1. Loss Function Design:
   • The loss function is a weighted combination of a standard loss (e.g., MSE, BCE) and a fairness regularization term;
   • The formula is: total_loss = (1 - weight) * base_loss + weight * regularizer_loss;
   • The weight parameter controls the importance of fairness vs. accuracy.
2. Fairness Metrics as Regularizers:
   • Various fairness metrics can be used as regularization terms;
   • Common options include Statistical Parity Difference (SPD) or Disparate Impact (DI);
   • The fairness metric is computed on mini-batches during training.
3. Training Process:
   • The model is trained using standard gradient-based optimization;
   • Gradients flow through both the prediction loss and the fairness regularization term;
   • The model learns to make predictions that are both accurate and fair.

Implementation Details

The FairLib implementation includes:

• BaseLoss: A wrapper for standard loss functions;
• PenalizedLoss: Extends BaseLoss to include fairness regularization;
• Fauci: Main class that wraps a PyTorch model and trains it with fairness constraints.

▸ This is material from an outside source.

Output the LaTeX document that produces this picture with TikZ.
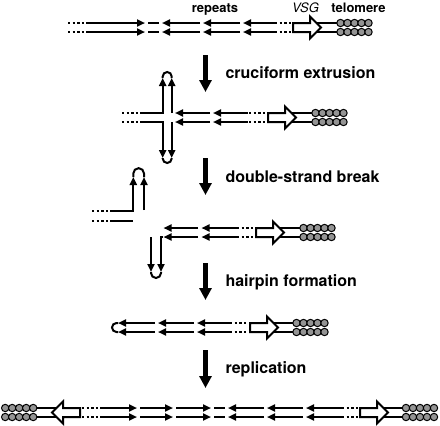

The implementation is flexible and can work with any PyTorch model and various fairness metrics.

Example Usage

import fairlib as fl
from fairlib.inprocessing.fauci import Fauci
from torch import nn

# FairLib DataFrame with one protected attribute
df = fl.DataFrame(...)
df.targets = "label"
df.sensitive = "gender"

# Create a base PyTorch model
base_model = nn.Sequential(
    nn.Linear(df.shape[1], 32),
    nn.ReLU(),
    nn.Linear(32, 1),
    nn.Sigmoid()
)

# Wrap with Fauci
model = Fauci(
    model=base_model,
    fairness_metric="statistical_parity_difference",
    weight=0.5  # Balance between accuracy and fairness
)

# Train the model
model.fit(df, num_epochs=20, batch_size=64)

# Make predictions
y_pred = model.predict(df)

Advantages and Limitations

Advantages

• Directly optimizes for both prediction accuracy and fairness during training;
• Provides explicit control over the fairness-accuracy trade-off;
• Compatible with various fairness metrics.

Limitations

• Requires careful tuning of the regularization weight;
• May converge to suboptimal solutions if the fairness and accuracy objectives conflict strongly;
• Computationally more expensive than simpler approaches;
• Fairness guarantees are approximate rather than strict.

References

Magnini, M., Ciatto, G., Calegari, R., Omicini, A. (2024). Enforcing Fairness via Constraint Injection with FaUCI. Aachen : CEUR-WS.